Monday, 22 December 2008

SteamPunk Review: First men In the Moon. Pt.1

H G Wells' First men In the Moon

Synopsis: In 1964 a United Nations lunar mission comes across a union jack and note claiming the moon in name of Queen Victoria and dated 1899. The U.N. Traces this back to Dimchurch, England and an elderly man called Arnold Bedford. Bedford recounts his tale to the investigators of how he and his fiancée Kate encountered the eccentric Joseph Cavor. Cavor has created an anti gravity substance. He intends to use this to take a trip to the moon whist Bedford is chiefly interested in in its mineral resources. Kate is accidentally brought along and the three encounter a subterranean and technologically advanced civilisation that Cavor names Selenites. The trio are captured and studied before escaping back to earth. In the present day Bedford is told by the U.N. That all traces of life on the moon are now extinct, wiped out by the earth men's germs.

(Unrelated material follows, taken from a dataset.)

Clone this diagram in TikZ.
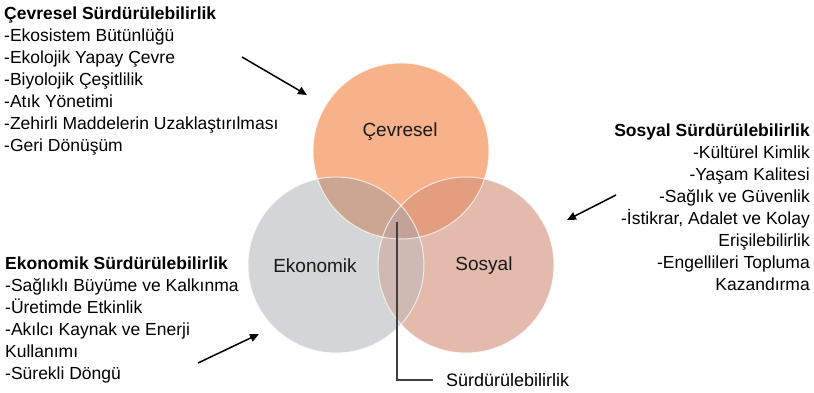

Critique: First men in the moon is one of producer Charles Schneer and animator Ray Harryhausen's collaborations together. Clearly the producers and writers (including Quatermass creator Nigel Kneale) had a more optimistic view of the world than many at the time. Filmed during the cold war and two years after the Cuban missile crisis it is a United Nations space expedition that lands on the moon including an American a Russian and an Englishmen. Interestingly it is the American who actually gets to step foot on the surface first, although if he makes any speech about the betterment of mankind we don't get to hear it the film immediately cuts to a montage of worldwide news broadcasts.

This is merely the prologue before we are taken back to 1899 and Bedford's story. Here we are introduced to the protagonists. Bedford is a down on on his luck playwright and some thing of a prevaricator. He tells Kate he inherited his cottage from an aunt, that all his money is tied up in Boer war surplus army boots (the war had barely started in 1899) and later, whilst trying to raise finances for Cavor, persuades her to sign her name to the deeds of the cottage. Edward Judd is affable enough to make Bedford likeable through all this. Kate is American and it seems that early drafts of the script might have tried to portray her as a modern type of gal. After all she drives a motor car, or “infernal contraption” as the postman refers to it, but, and not helped by a fairly bland Martha Hyer in the role, has very little to do other than be captured and rescued. Finally we have the great Lionel Jeffries and his superb comedy talents as the wonderfully eccentric and chicken hating (but goose loving) Cavor. Cavor is largely a comic figure in the early sequences and quite similar to the role Jeffries played in Chitty Chitty Bang Bang but later his obsession with the moon proves to be almost as dangerous to Bedford and Kate as the Selenites.